Exactly where the hostages were held is not known. Ms Carr and Mr James said they were moved dozens of times before they were finally released, a tactic designed to avoid detection by the security forces. But the security forces may have been closing in.

There were reports from Grozny on Monday suggesting the forces knew where the hostages were being held.

Indeed, there was speculation last night that the Chechens had launched a rescue attempt that went dramatically wrong.

"We have heard these reports but there is no collateral to back them up," said a British source in Moscow last night. "There is certainly no evidence that Britain was involved."

British advice to the Chechen authorities would have been to act with great caution and to steer away from an armed response. Officials were only too aware of the problems of trying to control the Chechen security forces, who were supposed to be helping.

Mr Kennedy's MP, the Liberal Democrat Paul Keetch, said yesterday that any such rescue attempt would have been "crazy".

If there was an attempt at a rescue, it certainly appears to have backfired. Granger Telecom remains convinced its negotiators were making pro-gress in securing the captives' release.
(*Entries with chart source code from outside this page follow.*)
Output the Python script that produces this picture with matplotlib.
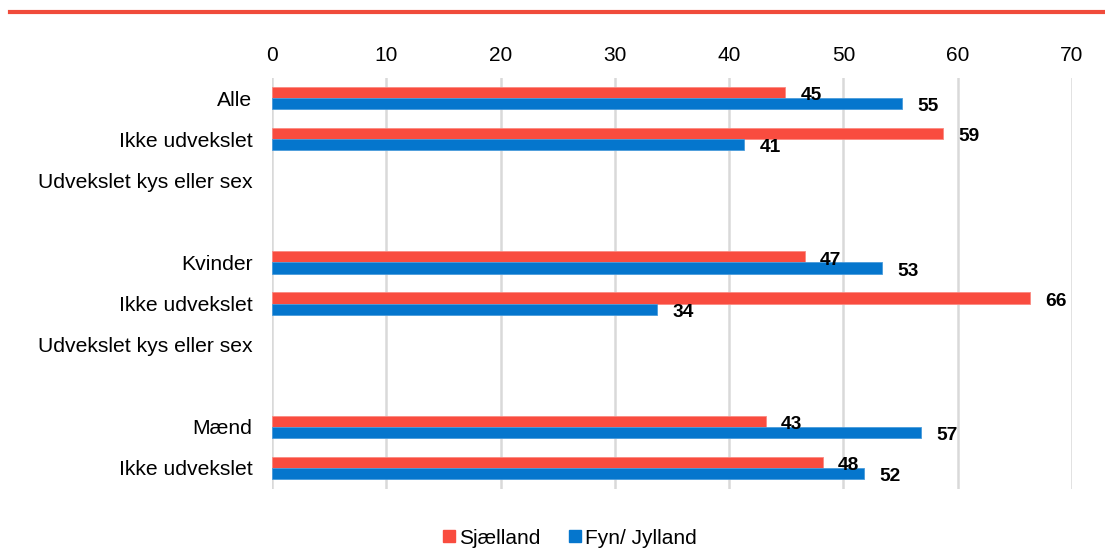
import numpy as np
import matplotlib.pyplot as plt
from matplotlib.patches import Patch

plt.rcParams['font.family'] = ['Liberation Sans', 'DejaVu Sans']

# categories (blank strings are spacer rows)
categories = ["Alle", "Ikke udvekslet", "Udvekslet kys eller sex", "",
              "Kvinder", "Ikke udvekslet", "Udvekslet kys eller sex", "",
              "Mænd", "Ikke udvekslet"]
sjaelland = [44.9, 58.7, np.nan, np.nan, 46.6, 66.3, np.nan, np.nan, 43.2, 48.2]
fyn_jylland = [55.1, 41.3, np.nan, np.nan, 53.4, 33.7, np.nan, np.nan, 56.8, 51.8]
series_names = ["Sjælland", "Fyn/ Jylland"]

RED = "#F94C3F"
BLUE = "#0576CD"

fig = plt.figure(figsize=(11.05, 5.49), dpi=100)
ax = fig.add_axes([272 / 1105, 1 - 488.5 / 549, 800 / 1105, 411 / 549])

y = np.arange(len(categories))
h = 0.27
ax.barh(y - h / 2, sjaelland, height=h, color=RED, edgecolor="#FA8A82", linewidth=0.6, zorder=3)
ax.barh(y + h / 2, fyn_jylland, height=h, color=BLUE, edgecolor="#4A9BDB", linewidth=0.6, zorder=3)

# value labels
for vals, off in ((sjaelland, -h / 2), (fyn_jylland, h / 2)):
    for yi, v in zip(y, vals):
        if np.isnan(v):
            continue
        ax.annotate("{:.0f}".format(v), (v, yi + off), xytext=(11, -2.3),
                    textcoords="offset points", ha="left", va="center",
                    fontsize=13.8, fontweight="bold", color="black")

ax.set_xlim(0, 70)
ax.set_ylim(len(categories) - 0.5, -0.5)
ax.set_xticks(np.arange(0, 71, 10))
ax.set_yticks(y)
ax.set_yticklabels(categories)
ax.xaxis.tick_top()
ax.tick_params(axis="x", length=0, pad=9, labelsize=15)
ax.tick_params(axis="y", length=0, pad=14, labelsize=15.2)
for s in ax.spines.values():
    s.set_visible(False)
ax.grid(axis="x", color="#D9D9D9", linewidth=1.8, zorder=0)
ax.set_axisbelow(True)

# top red rule
fig.add_artist(plt.Line2D([10 / 1105, 1.0], [1 - 12 / 549, 1 - 12 / 549],
                          color="#F04B3B", linewidth=3))

handles = [Patch(color=RED), Patch(color=BLUE)]
fig.legend(handles, series_names, loc="center", bbox_to_anchor=(570 / 1105, 1 - 538 / 549),
           ncol=2, frameon=False, fontsize=15, handlelength=0.55, handleheight=0.55,
           handletextpad=0.2, columnspacing=1.4)

plt.savefig("out.png", dpi=100)
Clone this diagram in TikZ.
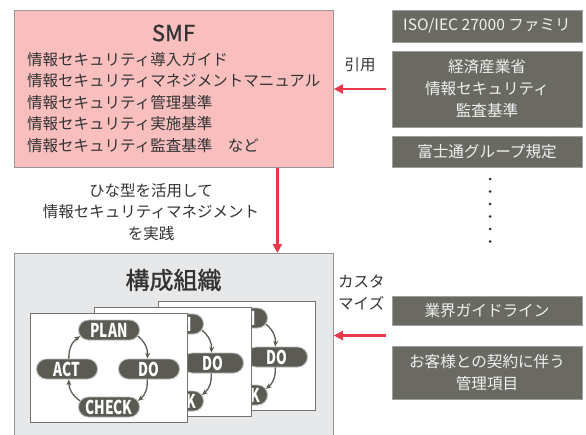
\documentclass[tikz,border=0pt]{standalone}
\usepackage{fontspec}
\setmainfont{Noto Sans CJK JP}
\newfontfamily\medfont[FakeBold=1.2]{Noto Sans CJK JP}
\usetikzlibrary{arrows.meta,shapes.misc}
\definecolor{smfpink}{RGB}{249,191,191}
\definecolor{boxgray}{RGB}{231,232,234}
\definecolor{darkbox}{RGB}{107,106,98}
\definecolor{pillc}{RGB}{92,91,83}
\definecolor{redarr}{RGB}{232,56,76}
\definecolor{txt}{RGB}{51,51,51}
\definecolor{edge}{RGB}{150,150,150}
\tikzset{
  bigbox/.style={draw=edge, line width=0.8pt, inner sep=0pt, anchor=north west},
  darkbox/.style={draw=gray!75, line width=0.8pt, fill=darkbox, text=white!94!black,
     font=\fontsize{15.6}{22}\selectfont, align=center, minimum width=190pt, inner sep=0pt},
  plain/.style={text=txt, font=\fontsize{15.5}{21.5}\selectfont, inner sep=0pt},
  redarrow/.style={draw=redarr, line width=2.6pt, -{Triangle[length=9pt,width=9pt]}},
  card/.style={draw=black!55, line width=0.8pt, fill=white, minimum width=157pt, minimum height=109pt, inner sep=0pt},
  pill/.style={rounded rectangle, fill=pillc, draw=gray!55, line width=0.8pt, text=white,
     minimum width=61pt, minimum height=20pt, inner sep=0pt,
     font=\fontsize{19}{19}\selectfont\bfseries},
  cyc/.style={draw=pillc, line width=1.3pt, -{Stealth[length=6pt,width=5pt]}},
  dot/.style={circle, fill=txt, inner sep=0pt, minimum size=3pt}
}
\newcommand\pdcacard[3]{%
  \begin{scope}[shift={(#1,#2)}]
    \node[card] (#3card) at (78.5,54.5) {};
    \node[pill] (#3p) at (79,17) {\scalebox{0.72}[1]{PLAN}};
    \node[pill] (#3d) at (119,56) {\scalebox{0.72}[1]{DO}};
    \node[pill] (#3a) at (37,56) {\scalebox{0.72}[1]{ACT}};
    \node[pill] (#3c) at (79,94) {\scalebox{0.72}[1]{CHECK}};
    \draw[cyc] (#3p.-12) to[bend left=28] (#3d.100);
    \draw[cyc] (#3d.-100) to[bend left=28] (#3c.12);
    \draw[cyc] (#3c.168) to[bend left=28] (#3a.-80);
    \draw[cyc] (#3a.80) to[bend left=28] (#3p.192);
  \end{scope}}
\begin{document}
\begin{tikzpicture}[x=1pt,y=-1pt]
\useasboundingbox (0,0) rectangle (586,434);
% SMF box
\node[bigbox, fill=smfpink, minimum width=319pt, minimum height=157pt] (smf) at (14,10) {};
\node[text=txt, font=\fontsize{22}{22}\selectfont\medfont] (smft) at (173.5,33) {SMF};
\node[plain, anchor=north west, align=left] (smfl) at (27,52)
  {情報セキュリティ導入ガイド\\
   情報セキュリティマネジメントマニュアル\\
   情報セキュリティ管理基準\\
   情報セキュリティ実施基準\\
   情報セキュリティ監査基準\hspace{1em}など};
% right boxes
\node[darkbox, minimum height=32pt] (iso) at (487,26) {ISO/IEC 27000 ファミリ};
\node[darkbox, minimum height=76pt] (keizai) at (487,89) {経済産業省\\情報セキュリティ\\監査基準};
\node[darkbox, minimum height=31pt] (fujitsu) at (487,151.5) {富士通グループ規定};
\foreach \i/\yy in {1/179,2/191.5,3/204,4/216.5,5/229,6/241.5}
  \node[dot] (dot\i) at (490,\yy) {};
\node[darkbox, minimum height=29pt] (gyokai) at (487,310.5) {業界ガイドライン};
\node[darkbox, minimum height=53pt] (okyaku) at (487,372.5) {お客様との契約に伴う\\管理項目};
% labels
\node[plain] (inyo) at (360,65) {引用};
\node[plain, align=left, anchor=north west] (custom) at (338,275) {カスタ\\マイズ};
\node[plain, align=center] (hina) at (151,212) {ひな型を活用して\\情報セキュリティマネジメント\\を実践};
% organisation box
\node[bigbox, fill=boxgray, minimum width=319pt, minimum height=192pt] (org) at (14,253) {};
\node[text=txt, font=\fontsize{24}{24}\selectfont\medfont] (orgt) at (173.5,280) {構成組織};
\pdcacard{158}{301}{b}
\pdcacard{94}{307}{m}
\pdcacard{30}{313}{f}
% arrows
\draw[redarrow] ([xshift=-6pt]keizai.west) -- (keizai.west -| smf.east);
\draw[redarrow] ([xshift=103.5pt]smf.south) -- ([xshift=103.5pt]org.north);
\coordinate (a3) at (386,335.5);
\draw[redarrow] (a3) -- (a3 -| org.east);
\end{tikzpicture}
\end{document}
As the British Embassy in Moscow was still trying to co-ordinate a positive identification of the remains of the men last night, the greatest tragedy may yet be that the four men could soon have been coming home.

Countdown

to Killings

20 September

British aid workers Camilla Carr and Jon James fly home after being held in Chechnya for 14 months.

4 October

The four victims are taken. Kidnappers and at least one of the Britons' bodyguards is injured in a gun battle.

5 October

Roy Verth, chief executive of the men's company, says he and his staff were aware of the dangers in Chechnya and took precautions. But he ''considered the risks were worth the effort of the contract'' to install a cellular radio-telephone system.

14 October

Visiting Poland, Chechen President Aslan Maskhadov tells the press he believes the hostages are alive and that he hopes they will soon be released.

16 October

Ruslan Aushev, President of the neighbouring republic of Ingushetia, says the hostages' lives are not at risk, and promises to do all he can to free them.

20 October

Some14 Russian soldiers and a Turkish businessman held hostage in Chechnya are set free.

25 October

The Chechen government announces it is about to launch an offensive against kidnappers. On the day this offensive is due to be launched, a bomb explodes outside the anti-kidnapping unit's Grozny HQ. Its chief, Shaid Bargishev, 27, is fatally injured.

13 November

President Boris Yeltsin's envoy to Chechnya is released six months after being taken hostage there.

8 December

Chechen authorities say they have found the heads of the three Britons and one New Zealander.